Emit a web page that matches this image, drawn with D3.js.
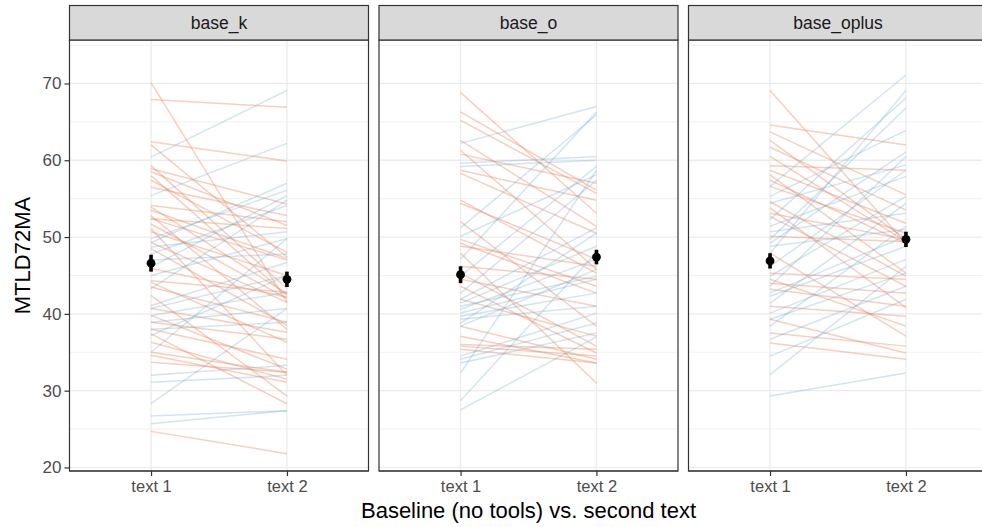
<!DOCTYPE html>
<html lang="en">
  <head>
    <meta charset="utf-8"/>
    <title>MTLD72MA slope chart</title>
    <style>
      body { margin: 0; overflow: hidden; background: #fff; }
      svg { font-family: "Liberation Sans", Arial, sans-serif; }
    </style>
  </head>
  <body>
    <svg id="chart"></svg>

    <script src="https://cdnjs.cloudflare.com/ajax/libs/d3/7.8.5/d3.min.js"></script>
    <script type="text/javascript">
      // panels and x categories
      const panels = ["base_k", "base_o", "base_oplus"];
      const conditions = ["text 1", "text 2"];
      const yTicks = [20, 30, 40, 50, 60, 70];

      // per-participant scores, one pair per line
      const baseK_text1 = [70.1, 67.9, 62.4, 62.0, 59.3, 58.9, 58.5, 58.0, 57.4, 56.5, 54.1, 53.9, 53.5, 52.8, 52.4, 51.7, 51.1, 50.7, 48.5, 45.9, 44.3, 44.1, 43.5, 42.4, 40.7, 39.8, 38.9, 38.0, 37.4, 36.3, 35.0, 34.6, 33.7, 24.7, 52.4, 49.3,
        60.4, 55.4, 49.8, 49.3, 48.7, 47.8, 47.0, 46.1, 45.0, 43.3, 41.1, 40.7, 39.8, 38.9, 38.0, 37.2, 35.0, 32.0, 31.1, 28.3, 26.7, 25.7];
      const baseK_text2 = [41.5, 66.9, 59.9, 47.4, 43.3, 54.3, 51.5, 42.4, 48.0, 52.8, 52.0, 42.6, 47.2, 38.0, 51.1, 42.0, 32.0, 45.0, 38.5, 42.2, 42.8, 36.3, 38.9, 29.3, 37.6, 32.8, 36.7, 34.1, 28.3, 31.5, 32.4, 31.1, 32.4, 21.8, 47.0, 41.5,
        69.1, 62.2, 56.1, 57.0, 50.7, 54.1, 47.8, 55.4, 49.8, 54.8, 46.7, 45.0, 42.8, 40.7, 38.9, 45.0, 49.8, 33.3, 32.0, 40.7, 27.4, 27.4];

      const baseO_text1 = [68.8, 66.3, 65.2, 62.6, 61.3, 58.7, 58.3, 54.8, 54.4, 52.0, 49.7, 48.8, 47.9, 46.2, 45.3, 44.5, 43.6, 41.9, 38.4, 37.1, 36.0, 35.8, 35.4, 60.8, 49.2,
        62.2, 59.6, 59.2, 51.2, 50.1, 47.1, 44.9, 42.7, 41.9, 41.4, 41.0, 40.6, 40.1, 39.7, 39.3, 38.8, 38.4, 34.5, 34.1, 33.6, 32.3, 28.7, 27.5];
      const baseO_text2 = [53.1, 56.1, 55.7, 51.4, 45.8, 54.8, 50.5, 45.3, 47.1, 38.4, 43.6, 46.2, 31.0, 44.5, 35.8, 41.0, 34.9, 37.1, 34.1, 33.6, 35.4, 34.5, 33.6, 57.0, 42.7,
        67.0, 60.5, 60.0, 65.9, 58.1, 66.3, 59.2, 57.4, 51.2, 48.8, 44.9, 47.1, 44.5, 42.7, 41.0, 50.5, 45.8, 40.1, 38.8, 37.5, 58.7, 48.0, 37.0];

      const baseOplus_text1 = [69.1, 64.6, 63.7, 62.6, 61.7, 60.5, 59.3, 58.7, 58.1, 57.4, 56.6, 54.6, 53.8, 53.1, 52.7, 50.1, 47.9, 45.3, 44.5, 44.0, 43.2, 41.0, 39.3, 37.5, 36.2,
        56.6, 55.3, 54.4, 52.3, 51.4, 50.7, 49.7, 49.2, 48.8, 47.9, 46.2, 44.9, 43.6, 42.7, 42.3, 41.4, 40.1, 39.3, 38.4, 36.7, 34.5, 32.1, 29.3];
      const baseOplus_text2 = [49.2, 62.0, 55.5, 49.7, 53.5, 49.4, 58.7, 51.8, 45.3, 49.2, 50.5, 44.9, 40.8, 49.7, 43.6, 49.4, 37.1, 44.5, 38.4, 42.7, 41.0, 39.7, 34.9, 35.8, 34.1,
        71.1, 63.9, 59.4, 68.1, 57.9, 53.1, 66.8, 61.1, 51.0, 69.1, 58.7, 55.3, 60.5, 50.1, 48.8, 54.4, 47.1, 45.3, 51.4, 43.6, 41.9, 46.2, 32.3];

      // group means with standard error, per panel
      const meanText1 = [46.6, 45.1, 46.9];
      const meanText2 = [44.5, 47.4, 49.7];
      const seText1 = [1.1, 1.1, 1.0];
      const seText2 = [1.0, 0.95, 1.0];

      const text1ByPanel = [baseK_text1, baseO_text1, baseOplus_text1];
      const text2ByPanel = [baseK_text2, baseO_text2, baseOplus_text2];

      const width = 982;
      const height = 527;
      const panelLeft = 69.5;
      const panelWidth = 299;
      const panelGap = 10.5;
      const stripTop = 5.5;
      const stripBottom = 40;
      const panelBottom = 471;

      const downColor = "#EF8A62";
      const upColor = "#67A9CF";

      const svg = d3.select("#chart")
        .attr("width", width)
        .attr("height", height);

      const y = d3.scaleLinear().domain([19.54, 75.66]).range([panelBottom, stripBottom]);

      panels.forEach(function(name, p) {
        const x0 = panelLeft + p * (panelWidth + panelGap);
        const x = d3.scalePoint().domain(conditions).range([x0, x0 + panelWidth]).padding(0.6);
        const g = svg.append("g").attr("class", "panel");

        // minor and major grid
        const minor = d3.range(25, 76, 10);
        g.selectAll(".minor").data(minor).enter().append("line")
          .attr("x1", x0).attr("x2", x0 + panelWidth)
          .attr("y1", function(d) { return y(d); })
          .attr("y2", function(d) { return y(d); })
          .attr("stroke", "#EBEBEB").attr("stroke-width", 0.7);
        g.selectAll(".major").data(yTicks).enter().append("line")
          .attr("x1", x0).attr("x2", x0 + panelWidth)
          .attr("y1", function(d) { return y(d); })
          .attr("y2", function(d) { return y(d); })
          .attr("stroke", "#EBEBEB").attr("stroke-width", 1.3);
        g.selectAll(".vmajor").data(conditions).enter().append("line")
          .attr("x1", function(d) { return x(d); })
          .attr("x2", function(d) { return x(d); })
          .attr("y1", stripBottom).attr("y2", panelBottom)
          .attr("stroke", "#EBEBEB").attr("stroke-width", 1.3);

        // participant lines
        const pairs = text1ByPanel[p].map(function(v, i) {
          return { a: v, b: text2ByPanel[p][i] };
        });
        g.selectAll(".pair").data(pairs).enter().append("line")
          .attr("x1", x("text 1")).attr("x2", x("text 2"))
          .attr("y1", function(d) { return y(d.a); })
          .attr("y2", function(d) { return y(d.b); })
          .attr("stroke", function(d) { return d.b < d.a ? downColor : upColor; })
          .attr("stroke-opacity", function(d) { return d.b < d.a ? 0.42 : 0.3; })
          .attr("stroke-width", 1.5);

        // means with error bars
        const means = [
          { c: "text 1", m: meanText1[p], se: seText1[p] },
          { c: "text 2", m: meanText2[p], se: seText2[p] }
        ];
        g.selectAll(".err").data(means).enter().append("line")
          .attr("x1", function(d) { return x(d.c); })
          .attr("x2", function(d) { return x(d.c); })
          .attr("y1", function(d) { return y(d.m - d.se); })
          .attr("y2", function(d) { return y(d.m + d.se); })
          .attr("stroke", "#000").attr("stroke-width", 3.6);
        g.selectAll(".mean").data(means).enter().append("circle")
          .attr("cx", function(d) { return x(d.c); })
          .attr("cy", function(d) { return y(d.m); })
          .attr("r", 4.4)
          .attr("fill", "#000");

        // panel border
        g.append("rect")
          .attr("x", x0).attr("y", stripBottom)
          .attr("width", panelWidth).attr("height", panelBottom - stripBottom)
          .attr("fill", "none").attr("stroke", "#333").attr("stroke-width", 1.2);

        // strip
        g.append("rect")
          .attr("x", x0).attr("y", stripTop)
          .attr("width", panelWidth).attr("height", stripBottom - stripTop)
          .attr("fill", "#D9D9D9").attr("stroke", "#333").attr("stroke-width", 1.2);
        g.append("text")
          .attr("x", x0 + panelWidth / 2).attr("y", (stripTop + stripBottom) / 2)
          .attr("dy", "0.35em")
          .attr("text-anchor", "middle")
          .style("font-size", "17.5px").style("fill", "#1A1A1A")
          .text(name);

        // x axis
        const xAxis = g.append("g")
          .attr("transform", "translate(0," + panelBottom + ")")
          .call(d3.axisBottom(x).tickSize(5).tickPadding(4));
        xAxis.select(".domain").attr("stroke", "#333").attr("stroke-width", 1.2)
          .attr("d", "M" + x0 + ",0H" + (x0 + panelWidth));
        xAxis.selectAll(".tick line").attr("stroke", "#333").attr("stroke-width", 1.2);
        xAxis.selectAll(".tick text").style("font-size", "16.5px").style("fill", "#4D4D4D")
          .style("font-family", "'Liberation Sans', Arial, sans-serif");

        if (p === 0) {
          const yAxis = g.append("g")
            .attr("transform", "translate(" + x0 + ",0)")
            .call(d3.axisLeft(y).tickValues(yTicks).tickSize(5).tickPadding(3));
          yAxis.select(".domain").remove();
          yAxis.selectAll(".tick line").attr("stroke", "#333").attr("stroke-width", 1.2);
          yAxis.selectAll(".tick text").style("font-size", "17px").style("fill", "#4D4D4D")
            .style("font-family", "'Liberation Sans', Arial, sans-serif");
        }
      });

      svg.append("text")
        .attr("x", panelLeft + (3 * panelWidth + 2 * panelGap) / 2)
        .attr("y", 518)
        .attr("text-anchor", "middle")
        .style("font-size", "22px")
        .text("Baseline (no tools) vs. second text");

      svg.append("text")
        .attr("transform", "translate(30," + (stripBottom + panelBottom) / 2 + ") rotate(-90)")
        .attr("text-anchor", "middle")
        .style("font-size", "22px")
        .text("MTLD72MA");
    </script>
  </body>
</html>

▶ _Task instructions_:
Skip every picture and return the lines above from the top through the one that contains "40.7, 27.4, 27.4];".

▶ _The answer_:
Emit a web page that matches this image, drawn with D3.js.
<!DOCTYPE html>
<html lang="en">
  <head>
    <meta charset="utf-8"/>
    <title>MTLD72MA slope chart</title>
    <style>
      body { margin: 0; overflow: hidden; background: #fff; }
      svg { font-family: "Liberation Sans", Arial, sans-serif; }
    </style>
  </head>
  <body>
    <svg id="chart"></svg>

    <script src="https://cdnjs.cloudflare.com/ajax/libs/d3/7.8.5/d3.min.js"></script>
    <script type="text/javascript">
      // panels and x categories
      const panels = ["base_k", "base_o", "base_oplus"];
      const conditions = ["text 1", "text 2"];
      const yTicks = [20, 30, 40, 50, 60, 70];

      // per-participant scores, one pair per line
      const baseK_text1 = [70.1, 67.9, 62.4, 62.0, 59.3, 58.9, 58.5, 58.0, 57.4, 56.5, 54.1, 53.9, 53.5, 52.8, 52.4, 51.7, 51.1, 50.7, 48.5, 45.9, 44.3, 44.1, 43.5, 42.4, 40.7, 39.8, 38.9, 38.0, 37.4, 36.3, 35.0, 34.6, 33.7, 24.7, 52.4, 49.3,
        60.4, 55.4, 49.8, 49.3, 48.7, 47.8, 47.0, 46.1, 45.0, 43.3, 41.1, 40.7, 39.8, 38.9, 38.0, 37.2, 35.0, 32.0, 31.1, 28.3, 26.7, 25.7];
      const baseK_text2 = [41.5, 66.9, 59.9, 47.4, 43.3, 54.3, 51.5, 42.4, 48.0, 52.8, 52.0, 42.6, 47.2, 38.0, 51.1, 42.0, 32.0, 45.0, 38.5, 42.2, 42.8, 36.3, 38.9, 29.3, 37.6, 32.8, 36.7, 34.1, 28.3, 31.5, 32.4, 31.1, 32.4, 21.8, 47.0, 41.5,
        69.1, 62.2, 56.1, 57.0, 50.7, 54.1, 47.8, 55.4, 49.8, 54.8, 46.7, 45.0, 42.8, 40.7, 38.9, 45.0, 49.8, 33.3, 32.0, 40.7, 27.4, 27.4];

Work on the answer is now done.